GM Nigel Davies Improves Himself

December 14, 2006 |

I started reading Dr. Brett Steenbarger’s Enhancing Trader Performance this morning and it’s looking like one of the best guides to self-improvement I’ve ever read and in any field.

Never before have I seen it explicitly stated that one must love the field in which one hopes to succeed and that the process of improvement is driven by this.

Here are two great sentences from page 36 which sum up most of what good chess players have done to acquire mastery: “Explore. Play.”

Bill Rafter relates his rowing experience:

As a former elite-level rower who had gone the “metrics” route, I could reduce success in that sport at the elite level to 2 dimensions. The dimensions could be monitored in real time, and the athlete capable of achieving the best ratio of the two dimensions would win.
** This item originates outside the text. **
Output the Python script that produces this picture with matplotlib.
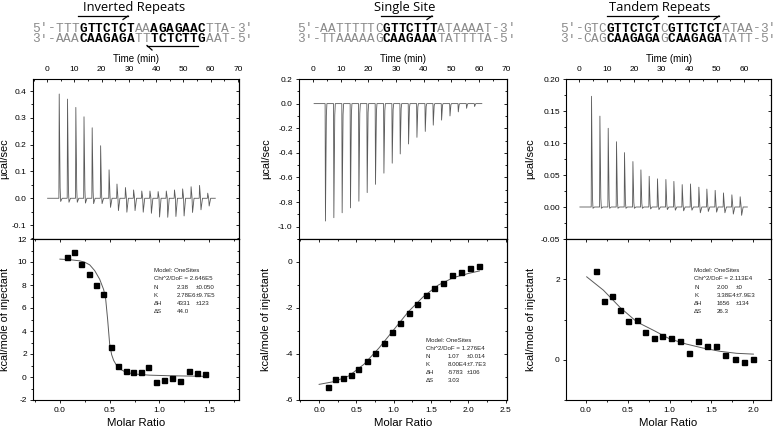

The problem with the market is that there are N dimensions, with N being a large number, and that number being subject to considerable disagreement among practitioners. Also, “winning” in a boat race or other sport is relatively easily defined. I have been trading for decades, and regularly change my own definition of winning.

Some of the most accepted market metrics are poorly chosen. Sharpe on his own site points out times when the Sharpe Ratio is inappropriate, yet others follow it blindly. My suggestion is that you pick you own “winning” metric, and target that.

“Tis with our judgment as our watches; none run alike, but each believes his own.” -Alexander PopeBut get ready for a lot of testing, as N is a very large number indeed.

Jim Sogi adds:

Dr. Brett writes about recording and studying performance metrics in his book. Though he is dealing with high frequency traders, some good measurement and statistical analysis of trades made, would be very helpful to fine tune and improve the performance of any trader. He claims that this can improve performance and help to avoid blow-ups.

The joke here is that I do not like to watch movies of myself surfing or hear recordings of my music because in my own mind I was making huge dynamic turns on a wave, and sounded like John Lennon on the guitar, but when I see or hear the actual recording, in reality it was just a disappointing knee high wave and the singing is all off key. A legend in my own mind — as Jim Lackey would say, “Get the Joke.”

Sharpe ratios, return, max drawdown, and time to break-even are good basic measures of overall return path, but are there better ways to measure trade by trade statistics? Is there software that will compile or record metrics even on the fly, or from the brokers statements or the trading platform? Do you exit too soon, enter too soon, or leave too much on the table. Is the performance well suited to the current market cycle or are you fighting it? Are you getting killed on breakouts after 3 years of ranges? The stats would need to include not only the trade, but what the market did either before or after, and during your trade, to see how much is left on the table, how much slop there is in your entry, how much wasted commission, how much unnecessary vig. did you pay, time of day issues, seasonal issues, personal issues, were you hold too long, not following systems, was there efficient use of capital?

The top athletes now use scientific study of their performance metrics, and the fine tuning of their mechanics. Baseball players have a detailed set of stats. Any suggestions for a trader to compile his stats on either metrics to consider, or software?

G.M. Nigel Davies sheds further light on the chess world:

In chess the main thing is rating, the numbers don’t lie. If you play well then this is reflected in your rating performance. People often take ‘a view’ on what they did well or badly, but this tends to be corrupted by subjectivity even if they try to be scientific/objective about it. How should one rate trading performance? For short term trading how about calculating the t-score of weekly returns as a percentage of trading capital? A fixed number of weeks would be good with the performance rolling forward over time. Longer term traders might use monthly returns to calculate t-scores. Probably this would be deeply unpopular as people find out how random their trading is. But it has the merits of simplicity, objectivity and zero reliance on anyone’s ‘judgement’.

Jim Sogi raises some open questions and adds a new stat technique to the mix:

Diebold also spoke about distinguishing between alpha with beta. Are you adding value or just adding more risk and just got lucky? As The GM said, the T score of your returns combined with yield vs. the market should sort the beta out. Looking at the stats shows how hard it was to beat the market in the 3rd and 4th quarters where anything less than leveraged buy and hold would have underperformed the 10%, 140 point rise in the S&P.

Performance optimization is a multifactor problem and will vary depending on the Bayes utility factor which ought to be factored in as a risk preference metric. The formula would solve for the highest the amount of change (but not more) needed in various performance factors in order to achieve the greatest increase in the absolute and relative yields relative to the amount of risk preference. It might have similarities to maximum risk formulas with the addition of performance factors.